Finding Wisdom, Faith and Comfort in the Tanach

The following is one in a series of columns in which local community members write about their favorite Jewish books. This week’s column is by Larry Hurwitz, M.D., a senior editor for Torah Productions, Inc.

My favorite book is the Tanach, the Hebrew Bible. That probably sounds strange coming from a contemporary non-Orthodox American Jew, but it is true.

I like it because it is the best “story book” I have ever read. I don’t mean that in a disrespectful way, but I do not know of any other book in the world for which every single sentence (i.e. verse) has generated so much interest and controversy.

Judaism

A bilingual Tanakh on a table with a shofar

I am not a rabbi or a biblical scholar and I am certainly not intelligent enough to read God’s mind. I am a storyteller, and my mother tells me that I have been a storyteller since I could first form words.

To make matters “worse,” some angel taught me how to read before I was 3. That angel has dogged me all my life. I am convinced it is behind the Torah La-Am Library project, which my son Ari and I have worked on for many years.

The Torah La-Am project is based on the assumption that every single sentence in the Hebrew Bible has an interesting story to tell. Every sentence has been examined and earnestly thought about by many people, over and over across the centuries of the Tanach’s existence.

Undoubtedly, most of those thoughts have been lost for one reason or another, but enough of them have survived in writing – and are available in the English language – that putting them all together in anthology form has been the adventure of a lifetime for Ari and me.

Nothing gives me a greater thrill then finding 10 different opinions, from 10 different centuries and several continents, as to what various rabbis, Biblical scholars, and wise people have thought any given sentence in the Tanach means.

The angel who lives in my head then puts them all down as if those ten people were sitting at the same table talking to one another about that sentence. The result is that every sentence has a story of its own.

That story is then woven together in the Torah La-Am Library with the sentences that came before it and those that come after it. They blend into a tapestry called an “article,” which is really an essay. The essay is then posted on the website www.torahproductions.com with features that only contemporary technology can provide.
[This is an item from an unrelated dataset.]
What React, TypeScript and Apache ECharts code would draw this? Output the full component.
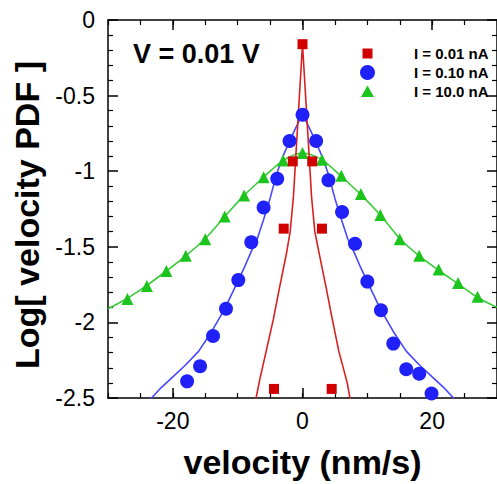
import React, { useEffect, useRef } from "react";
import * as echarts from "echarts";

// Measured markers
const redPtsV = [-4.4, -2.9, -1.5, 0, 1.5, 3.0, 4.5];
const redPtsLog = [-2.44, -1.38, -0.935, -0.16, -0.935, -1.38, -2.44];

const bluePtsV = [-17.8, -15.8, -13.8, -11.8, -9.9, -7.9, -6.0, -3.9, -2.0, 0, 2.1, 4.0, 6.1, 8.1, 10.0, 12.1, 14.0, 16.0, 18.0, 19.9];
const bluePtsLog = [-2.39, -2.29, -2.09, -1.91, -1.72, -1.47, -1.24, -1.05, -0.8, -0.627, -0.8, -1.06, -1.27, -1.48, -1.73, -1.92, -2.14, -2.31, -2.34, -2.47];

const greenPtsV = [-27, -24, -21, -18, -15, -12, -9, -6, -3, 0, 3, 6, 9, 12, 15, 18, 21, 24, 27];
const greenPtsLog = [-1.845, -1.76, -1.66, -1.56, -1.45, -1.3, -1.16, -1.04, -0.93, -0.88, -0.925, -1.03, -1.15, -1.29, -1.45, -1.56, -1.65, -1.74, -1.83];

// Fitted curves
const redFitV = [-7.3, -6.6, -5.6, -4.5, -3.5, -2.5, -1.9, -1.4, -1, -0.5, 0, 0.5, 1, 1.4, 1.9, 2.6, 3.6, 4.6, 5.6, 6.9, 7.4];
const redFitLog = [-2.53, -2.38, -2.19, -1.98, -1.76, -1.55, -1.4, -1.17, -0.88, -0.52, -0.16, -0.52, -0.88, -1.17, -1.4, -1.55, -1.76, -1.98, -2.19, -2.4, -2.52];

const blueFitV = [-23.5, -22, -20, -18, -16, -14, -12, -10, -9, -8, -7, -6, -5, -4, -3, -2, -1, 0, 1, 2, 3, 4, 5, 6, 7, 8, 9, 10, 12, 14, 16, 18, 20, 22, 23.5];
const blueFitLog = [-2.51, -2.44, -2.36, -2.28, -2.19, -2.06, -1.91, -1.73, -1.64, -1.54, -1.45, -1.32, -1.18, -1.02, -0.9, -0.8, -0.71, -0.62, -0.71, -0.8, -0.9, -1.02, -1.18, -1.32, -1.45, -1.54, -1.64, -1.73, -1.91, -2.06, -2.19, -2.28, -2.36, -2.44, -2.51];

const greenFitV = [-30, -27, -24, -21, -18, -15, -12, -9, -6, -3, 0, 3, 6, 9, 12, 15, 18, 21, 24, 27, 30];
const greenFitLog = [-1.91, -1.84, -1.755, -1.66, -1.56, -1.445, -1.3, -1.16, -1.04, -0.93, -0.88, -0.925, -1.035, -1.155, -1.29, -1.445, -1.56, -1.655, -1.745, -1.835, -1.9];

const seriesNames = ["I = 0.01 nA", "I = 0.10 nA", "I = 10.0 nA"];
const xMajor = [-20, 0, 20];
const annotation = "V = 0.01 V";

const zip = (a: number[], b: number[]) => a.map((v, i) => [v, b[i]]);

const FONT = "'Liberation Sans', Arial, Helvetica, sans-serif";
const RED = "#d00000";
const BLUE = "#2020f8";
const GREEN = "#1ec41e";

// legend icons padded inside a 15x15 box so they keep their relative sizes
const squareIcon = "path://M0,0M15,15M2.5,2.5L12.5,2.5L12.5,12.5L2.5,12.5Z";
const triangleIcon = "path://M0,0M15,15M7.5,1.5L14,13L1,13Z";

export default function App() {
  const ref = useRef<HTMLDivElement>(null);
  useEffect(() => {
    if (!ref.current) return;
    const chart = echarts.init(ref.current, undefined, { renderer: "svg" });
    const axisLine = { show: true, onZero: false, lineStyle: { color: "#000", width: 1.5 } };
    const noLine = { show: false, onZero: false };
    const baseX = { type: "value", min: -30, max: 30, interval: 5, splitLine: { show: false } };
    const baseY = { type: "value", min: -2.5, max: 0, interval: 0.5, splitLine: { show: false } };
    chart.setOption({
      animation: false,
      grid: { left: 108, top: 20, width: 391, height: 392 },
      xAxis: [
        {
          ...baseX,
          position: "bottom",
          axisLine,
          axisTick: { inside: true, length: 5, lineStyle: { color: "#000", width: 1.2 } },
          axisLabel: { customValues: xMajor, color: "#000", fontSize: 23, fontFamily: FONT, margin: 11 },
          name: "velocity (nm/s)",
          nameLocation: "middle",
          nameGap: 47,
          nameTextStyle: { color: "#000", fontSize: 34, fontWeight: "bold", fontFamily: FONT },
        },
        {
          ...baseX,
          position: "bottom",
          axisLine: noLine,
          axisTick: { inside: true, length: 10, customValues: xMajor, lineStyle: { color: "#000", width: 1.5 } },
          axisLabel: { show: false },
        },
        {
          ...baseX,
          position: "top",
          axisLine,
          axisTick: { inside: true, length: 5, lineStyle: { color: "#000", width: 1.2 } },
          axisLabel: { show: false },
        },
        {
          ...baseX,
          position: "top",
          axisLine: noLine,
          axisTick: { inside: true, length: 10, customValues: xMajor, lineStyle: { color: "#000", width: 1.5 } },
          axisLabel: { show: false },
        },
      ],
      yAxis: [
        {
          ...baseY,
          position: "left",
          axisLine,
          axisTick: { inside: true, length: 10, lineStyle: { color: "#000", width: 1.5 } },
          minorTick: { show: true, splitNumber: 5, length: 5, lineStyle: { color: "#000", width: 1.2 } },
          axisLabel: { color: "#000", fontSize: 23, fontFamily: FONT, margin: 13 },
          name: "Log[ velocity PDF ]",
          nameLocation: "middle",
          nameGap: 60,
          nameTextStyle: { color: "#000", fontSize: 34, fontWeight: "bold", fontFamily: FONT, padding: [0, 12, 0, 0] },
        },
        {
          ...baseY,
          position: "right",
          axisLine,
          axisTick: { inside: true, length: 10, lineStyle: { color: "#000", width: 1.5 } },
          minorTick: { show: true, splitNumber: 5, length: 5, lineStyle: { color: "#000", width: 1.2 } },
          axisLabel: { show: false },
        },
      ],
      legend: {
        data: [
          { name: seriesNames[0], icon: squareIcon },
          { name: seriesNames[1], icon: "circle" },
          { name: seriesNames[2], icon: triangleIcon },
        ],
        orient: "vertical",
        left: 355,
        top: 41,
        itemWidth: 15,
        itemHeight: 15,
        itemGap: 4,
        textStyle: { color: "#000", fontSize: 15, fontWeight: "bold", fontFamily: FONT, padding: [0, 0, 0, 34] },
      },
      graphic: [
        {
          type: "text",
          left: 133,
          top: 40,
          style: { text: annotation, font: `bold 27px ${FONT}`, fill: "#000" },
        },
      ],
      series: [
        {
          type: "line",
          data: zip(greenFitV, greenFitLog),
          symbol: "none",
          smooth: 0.3,
          lineStyle: { color: "#3acc3a", width: 1.6 },
          z: 2,
        },
        {
          type: "line",
          data: zip(blueFitV, blueFitLog),
          symbol: "none",
          lineStyle: { color: "#4848ff", width: 1.6 },
          z: 2,
        },
        {
          type: "line",
          data: zip(redFitV, redFitLog),
          symbol: "none",
          lineStyle: { color: "#d82020", width: 1.6 },
          z: 2,
        },
        {
          name: seriesNames[2],
          type: "scatter",
          data: zip(greenPtsV, greenPtsLog),
          symbol: "triangle",
          symbolSize: 12,
          itemStyle: { color: GREEN, opacity: 1 },
          z: 3,
        },
        {
          name: seriesNames[1],
          type: "scatter",
          data: zip(bluePtsV, bluePtsLog),
          symbol: "circle",
          symbolSize: 14,
          itemStyle: { color: BLUE, opacity: 1 },
          z: 4,
        },
        {
          name: seriesNames[0],
          type: "scatter",
          data: zip(redPtsV, redPtsLog),
          symbol: "rect",
          symbolSize: 10,
          itemStyle: { color: RED, opacity: 1 },
          z: 5,
        },
      ],
    });
    return () => chart.dispose();
  }, []);
  return <div ref={ref} style={{ position: "absolute", left: 0, top: 0, width: 497, height: 484 }} />;
}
The essay is digital and can be manipulated to suit the user as “techno-art.” The click of the cursor can bring the reader information as to who the commentators are.
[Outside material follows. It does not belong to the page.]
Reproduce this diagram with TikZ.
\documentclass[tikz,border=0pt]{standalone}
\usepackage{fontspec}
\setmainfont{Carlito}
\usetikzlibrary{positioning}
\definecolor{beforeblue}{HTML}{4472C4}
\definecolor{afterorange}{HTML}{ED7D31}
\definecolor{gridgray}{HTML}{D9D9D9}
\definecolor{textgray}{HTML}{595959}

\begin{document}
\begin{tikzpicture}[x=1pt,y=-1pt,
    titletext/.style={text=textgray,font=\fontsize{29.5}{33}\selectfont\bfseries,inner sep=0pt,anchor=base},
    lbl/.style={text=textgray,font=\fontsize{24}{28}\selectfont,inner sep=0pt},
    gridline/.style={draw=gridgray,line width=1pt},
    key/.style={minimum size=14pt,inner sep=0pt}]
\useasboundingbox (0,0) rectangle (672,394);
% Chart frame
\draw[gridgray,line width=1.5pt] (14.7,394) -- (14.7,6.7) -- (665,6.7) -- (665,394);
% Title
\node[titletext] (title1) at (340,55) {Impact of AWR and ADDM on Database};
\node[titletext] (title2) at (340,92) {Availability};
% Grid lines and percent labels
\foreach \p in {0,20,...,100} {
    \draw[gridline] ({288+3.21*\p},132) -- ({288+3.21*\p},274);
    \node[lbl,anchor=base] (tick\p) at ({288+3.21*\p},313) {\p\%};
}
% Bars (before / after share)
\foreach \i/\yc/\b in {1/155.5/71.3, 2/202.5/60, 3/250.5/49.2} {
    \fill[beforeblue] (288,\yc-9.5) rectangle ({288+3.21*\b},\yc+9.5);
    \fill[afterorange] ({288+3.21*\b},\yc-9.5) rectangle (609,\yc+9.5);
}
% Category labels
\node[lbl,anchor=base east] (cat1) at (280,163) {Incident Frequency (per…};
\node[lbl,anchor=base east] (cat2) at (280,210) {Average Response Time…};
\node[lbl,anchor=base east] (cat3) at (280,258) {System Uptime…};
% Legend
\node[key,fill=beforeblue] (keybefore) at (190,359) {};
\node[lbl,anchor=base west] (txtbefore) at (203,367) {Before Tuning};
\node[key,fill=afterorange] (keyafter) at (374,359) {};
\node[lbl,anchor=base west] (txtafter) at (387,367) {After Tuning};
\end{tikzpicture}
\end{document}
The library is also exquisitely indexed for word-searches and is organized to be user-friendly. It is easily readable at the seventh grade level.

As the angel once whispered in our ears, the project is not for children in Sunday school or scholars in their academies. It is for everyone “in between” who is interested in the wisdom, faith, comfort, guidance and common sense found in the Hebrew Scripture. Those things have no “bottom” in the Tanach.

The Tanach is as close as I have ever come to being “face-to-face” with God. I do not understand why so many of us have lost touch with it.